11. False. That description fits data sanitization by overwriting. Cryptographic erasure destroys the encryption key, rendering the ciphertext permanently unrecoverable without ever touching the underlying media.
12. True. mTLS is the workhorse identity primitive in modern service meshes such as Istio and Linkerd, where every workload is issued a short-lived certificate by an internal CA.
13. True. Shor's algorithm breaks the number-theoretic assumptions underlying RSA, classical DH, and ECC. Grover's algorithm offers only a quadratic speedup against symmetric primitives, which can be compensated for by doubling key length.
14. False. ML-KEM, ML-DSA, and SLH-DSA are asymmetric algorithms — they replace classical key exchange and signatures, not symmetric primitives. AES, SHA-256, and HMAC remain in use, with AES-256 considered comfortably post-quantum.
15. True. Encrypted traffic recorded today can be decrypted later by a future CRQC; deploying hybrid PQC now protects long-confidentiality data against that threat.
16. False. HSMs are tamper-resistant hardware devices specifically engineered to protect keys, with physical countermeasures such as zeroization on intrusion. Software-only solutions can achieve FIPS 140 validation at lower levels but are not HSMs.

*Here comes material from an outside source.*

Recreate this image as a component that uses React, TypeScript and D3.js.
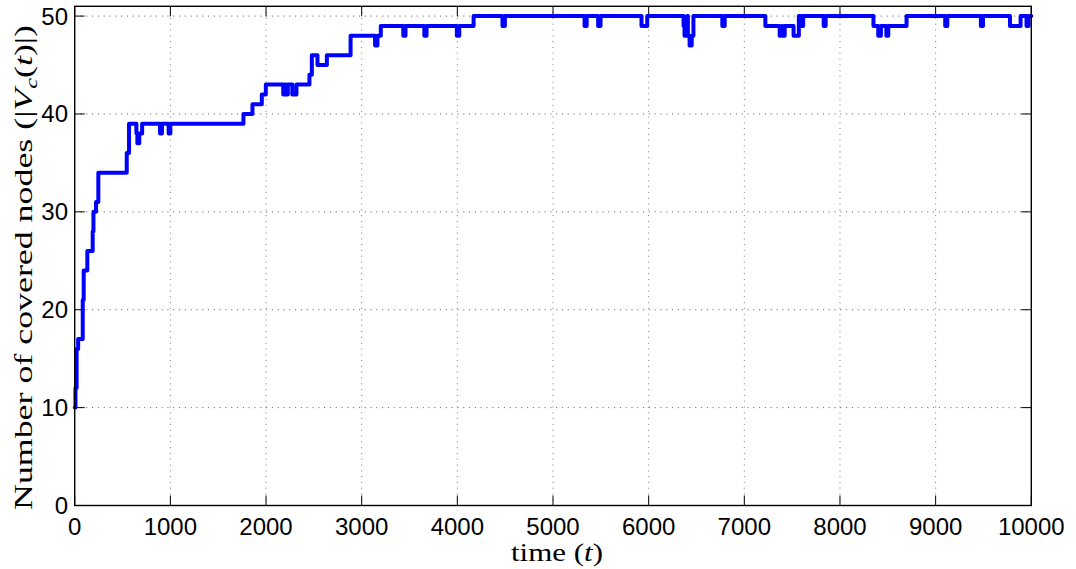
import React from 'react';
import * as d3 from 'd3';

// Step times (t) and number of covered nodes |Vc(t)| after each step
const times = [
  0, 8, 20, 36, 84, 94, 132, 188, 196, 223, 247, 544, 568, 645, 655, 675, 705,
  892, 912, 982, 1000, 1764, 1858, 1956, 1998, 2180, 2198, 2208, 2228, 2275, 2318,
  2454, 2479, 2538, 2636, 2884, 3140, 3165, 3200, 3435, 3458, 3655, 3678, 3995, 4020,
  4170, 4472, 4497, 5330, 5352, 5472, 5497, 5925, 5985, 6365, 6375, 6403, 6410, 6428,
  6450, 6468, 6770, 6795, 7220, 7370, 7393, 7400, 7422, 7515, 7570, 7595, 7615, 7830,
  7850, 8350, 8400, 8428, 8485, 8505, 8696, 9100, 9122, 9473, 9495, 9777, 9888, 9950,
  9972, 10000,
];
const covered = [
  10, 12, 16, 17, 21, 24, 26, 28, 30, 31, 34, 36, 39, 38, 37, 38, 39,
  38, 39, 38, 39, 40, 41, 42, 43, 42, 43, 42, 43, 42, 43,
  44, 46, 45, 46, 48, 47, 48, 49, 48, 49, 48, 49, 48, 49,
  50, 49, 50, 49, 50, 49, 50, 49, 50, 49, 48, 50, 48, 47,
  48, 50, 49, 50, 49, 48, 49, 48, 49, 48, 50, 49, 50, 49,
  50, 49, 48, 49, 48, 49, 50, 49, 50, 49, 50, 49, 50, 49,
  50, 50,
];
const xTicks = [0, 1000, 2000, 3000, 4000, 5000, 6000, 7000, 8000, 9000, 10000];
const yTicks = [0, 10, 20, 30, 40, 50];

export default function App() {
  const W = 1076;
  const H = 569;
  const left = 74.7, right = 1031.3, top = 6.3, bottom = 505.5;
  const x = d3.scaleLinear().domain([0, 10000]).range([left, right]);
  const y = d3.scaleLinear().domain([0, 51]).range([bottom, top]);
  const data: [number, number][] = times.map((t, i) => [t, covered[i]]);
  const line = d3
    .line<[number, number]>()
    .x((d) => x(d[0]))
    .y((d) => y(d[1]))
    .curve(d3.curveStepAfter);
  const tickLen = 10;
  const sans = '"Liberation Sans", Arial, Helvetica, sans-serif';
  const serif = '"Liberation Serif", "DejaVu Serif", serif';

  return (
    <svg
      width={W}
      height={H}
      style={{ position: 'absolute', left: 0, top: 0, background: '#fff' }}
    >
      <rect x={0} y={0} width={W} height={H} fill="#fff" />
      {/* grid */}
      {xTicks
        .filter((t) => t > 0 && t < 10000)
        .map((t) => (
          <line
            key={'gx' + t}
            x1={x(t)}
            x2={x(t)}
            y1={top}
            y2={bottom}
            stroke="#777"
            strokeWidth={1}
            strokeDasharray="1 4.8"
          />
        ))}
      {yTicks
        .filter((t) => t > 0)
        .map((t) => (
          <line
            key={'gy' + t}
            x1={left}
            x2={right}
            y1={y(t)}
            y2={y(t)}
            stroke="#555"
            strokeWidth={1}
            strokeDasharray="1 4.8"
          />
        ))}
      {/* ticks */}
      {xTicks.map((t) => (
        <g key={'tx' + t}>
          <line x1={x(t)} x2={x(t)} y1={bottom} y2={bottom - tickLen} stroke="#000" strokeWidth={1} />
          <line x1={x(t)} x2={x(t)} y1={top} y2={top + tickLen} stroke="#000" strokeWidth={1} />
          <text
            x={x(t)}
            y={535}
            textAnchor="middle"
            fontFamily={sans}
            fontSize={24}
            fill="#000"
          >
            {t}
          </text>
        </g>
      ))}
      {yTicks.map((t) => (
        <g key={'ty' + t}>
          <line x1={left} x2={left + tickLen} y1={y(t)} y2={y(t)} stroke="#000" strokeWidth={1} />
          <line x1={right} x2={right - tickLen} y1={y(t)} y2={y(t)} stroke="#000" strokeWidth={1} />
          <text
            x={68}
            y={y(t) + 8.5}
            textAnchor="end"
            fontFamily={sans}
            fontSize={24}
            fill="#000"
          >
            {t}
          </text>
        </g>
      ))}
      {/* data line */}
      <path
        d={line(data) || ''}
        fill="none"
        stroke="#0000ff"
        strokeWidth={4}
        strokeLinejoin="round"
        strokeLinecap="round"
      />
      {/* frame */}
      <rect
        x={left}
        y={top}
        width={right - left}
        height={bottom - top}
        fill="none"
        stroke="#000"
        strokeWidth={1.4}
      />
      {/* x label */}
      <text
        x={511}
        y={561}
        fontFamily={serif}
        fontSize={25}
        fill="#000"
        textLength={92}
        lengthAdjust="spacingAndGlyphs"
      >
        time (<tspan fontStyle="italic">t</tspan>)
      </text>
      {/* y label */}
      <text
        transform="translate(32,510) rotate(-90)"
        x={0}
        y={0}
        fontFamily={serif}
        fontSize={25}
        fill="#000"
        textLength={485}
        lengthAdjust="spacingAndGlyphs"
      >
        Number of covered nodes (|<tspan fontStyle="italic">V</tspan>
        <tspan fontStyle="italic" fontSize={17} dy={5}>c</tspan>
        <tspan dy={-5}>(</tspan>
        <tspan fontStyle="italic">t</tspan>)|)
      </text>
    </svg>
  );
}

17. True. Because the server only stores the public key, a database breach yields nothing usable for authentication — this is the core phishing-resistance and breach-resistance property of FIDO2.
18. True. These three properties are what makes digital signatures legally meaningful in many jurisdictions and why they are foundational to code signing, audit logs, and electronic contracts.
19. False. FHE today is many orders of magnitude slower than plaintext computation. It is used in narrow, high-value workloads, not as a general default. Confidential computing (TEEs) is the dominant practical mechanism for protecting data in use.
20. True. Cryptographic agility — keeping algorithms configurable rather than hard-coded — is what makes future migrations (such as the move to PQC) possible without rewriting the surrounding system.